THE BLOG
03/28/2014 03:43 pm ET | Updated May 28, 2014

Georgia, Gender Violence, Guns

With his new book, President Jimmy Carter has issued a "call to action" on global, pervasive inequality and violence against women, calling violence against women the "most pervasive human rights violation in the world." And yes, I'd have to agree violence that is inflicted on a group that composes more than half of the world's population is pervasive to say the least.

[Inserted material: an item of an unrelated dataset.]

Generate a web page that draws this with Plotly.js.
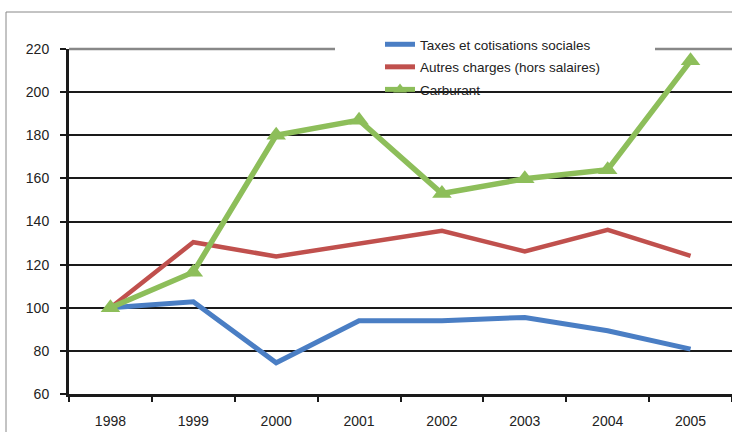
<!DOCTYPE html>
<html>
<head>
<meta charset="utf-8">
<script src="https://cdn.plot.ly/plotly-3.0.1.min.js"></script>
<style>html,body{margin:0;padding:0;background:#fff;}#chart{width:732px;height:432px;}</style>
</head>
<body>
<div id="chart"></div>
<script>
var years = ['1998','1999','2000','2001','2002','2003','2004','2005'];
var taxes = [100, 102.8, 74.5, 94, 94, 95.5, 89.3, 80.8];
var autres = [100, 130.4, 123.8, 129.6, 135.7, 126.1, 136.1, 124.1];
var carburant = [100, 116.5, 180, 187, 153, 159.8, 164, 214.5];
var yTicks = [60, 80, 100, 120, 140, 160, 180, 200, 220];

var traces = [
  {x: years, y: taxes, name: 'Taxes et cotisations sociales', type: 'scatter', mode: 'lines',
   line: {color: '#4A7EC4', width: 5}, legendgroup: 'a'},
  {x: years, y: autres, name: 'Autres charges (hors salaires)', type: 'scatter', mode: 'lines',
   line: {color: '#C0504D', width: 4.5}, legendgroup: 'b'},
  {x: years, y: carburant, name: 'Carburant', type: 'scatter', mode: 'lines+markers',
   line: {color: '#8DBE5A', width: 5.5},
   marker: {symbol: 'triangle-up', size: 17, color: '#8DBE5A'}, legendgroup: 'c'}
];

var L = 69, R = 732, T = 49, B = 394;
var pw = R - L, ph = B - T;
function px(x){ return (x - L) / pw; }
function py(y){ return (B - y) / ph; }

var layout = {
  width: 732, height: 432,
  margin: {l: L, r: 0, t: T, b: 432 - B, pad: 0},
  paper_bgcolor: '#fff', plot_bgcolor: '#fff',
  font: {family: '"Liberation Sans", Arial, sans-serif', size: 13, color: '#222'},
  showlegend: true,
  legend: {x: px(380), y: py(29), xanchor: 'left', yanchor: 'top',
           bgcolor: 'rgba(0,0,0,0)', borderwidth: 0, tracegroupgap: 2, itemsizing: 'constant',
           font: {size: 13.5, color: '#222'}},
  xaxis: {type: 'category', range: [-0.5, 7.5], showgrid: false, zeroline: false,
          showline: true, linecolor: '#1a1a1a', linewidth: 3,
          ticks: 'outside', tickson: 'boundaries', ticklen: 5, tickwidth: 2, tickcolor: '#1a1a1a',
          ticklabelstandoff: 12, tickfont: {size: 14, color: '#222'}, fixedrange: true},
  yaxis: {range: [60, 220], tickvals: yTicks, ticktext: yTicks.map(String),
          showgrid: true, gridcolor: '#1a1a1a', gridwidth: 2, zeroline: false,
          showline: true, linecolor: '#1a1a1a', linewidth: 3,
          ticks: 'outside', ticklen: 6, tickwidth: 2, tickcolor: '#1a1a1a',
          ticklabelstandoff: 8, tickfont: {size: 14, color: '#222'}, fixedrange: true},
  shapes: [
    {type: 'rect', xref: 'paper', yref: 'paper', x0: px(6), x1: px(760), y0: py(460), y1: py(12),
     line: {color: '#888', width: 1}, fillcolor: 'rgba(0,0,0,0)', layer: 'below'},
    {type: 'line', xref: 'paper', yref: 'paper', x0: 0, x1: 1, y0: 1, y1: 1,
     line: {color: '#888', width: 2.5}, layer: 'between'},
    {type: 'rect', xref: 'paper', yref: 'paper', x0: px(335), x1: px(655), y0: py(101), y1: py(38),
     line: {width: 0}, fillcolor: '#fff', layer: 'between'}
  ]
};

Plotly.newPlot('chart', traces, layout, {displayModeBar: false, staticPlot: true});
</script>
</body>
</html>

President Carter's new book, A Call To Action: Women, Religion, Violence, and Power discusses the ways women are subjugated throughout the world. Though the data taken all together is both overwhelming and saddening, it's not difficult to believe. It's not one nation or ethnic group, one religion or region that is solely responsible for violence against women. While the subjugation of women looks different everywhere -- and even within places and groups -- it cuts across time and place and for many women it is not getting better.

Addressing issues of gender-based violence cannot be a one-sided fight. In order to make any sort of progress, it is critical to include men in forming solutions. It's amazing to have President Carter fighting on the side of women, using his voice and platform to bring greater attention to such an entrenched issue.

Which is all the more reason I was shocked to find out that Georgia's newest gun legislation -- legislation Gabrielle Giffords has called "The most extreme gun bill in America -- is supported by President Carter's grandson Jason, who is running for governor of the state. The bill would allow guns to be carried in churches, schools, courthouses, airports, bars -- pretty much everywhere.

The bill is far from popular, according to the New York Times:

The bill was opposed not only by gun-control groups, but also by the state's police chiefs association and restaurant association, Episcopal and Catholic churches, and the federal Transportation Security Administration. A majority of Georgians also opposed it, according to several polls.

Regardless of the opposition, lawmakers who voted for the bill have not experienced negative backlash or electoral consequences for their votes, including Jason Carter.

I would like Carter the elder, whose passion for righting the wrongs done to women is so very clear and true to sit down with his grandson and explain why this Georgia bill is a huge danger to women. Gun violence disproportionately affects women and children. Any bill that makes it easier for people to get guns and to bring them anywhere they want is a bill that will put women in danger.

According to Futures Without Violence, "access to firearms increases the risk of intimate partner homicide more than five times than in instances where there are no weapons" and "in 2010, 52 percent of female homicide victims killed by men were shot and killed with a gun." And according to Demand Action, women in the US are eleven times more likely to be murdered with guns than women in other high-income countries.

I know President Carter understands the importance of keeping guns out of the hands of those who should not have them, and out of public spaces where we all deserve the right to feel safe and secure. I hope that he can have a frank conversation with his grandson about the potential impact of such extreme and sweeping legislation that will undoubtedly put innocent lives at risk without making us any safer or more free.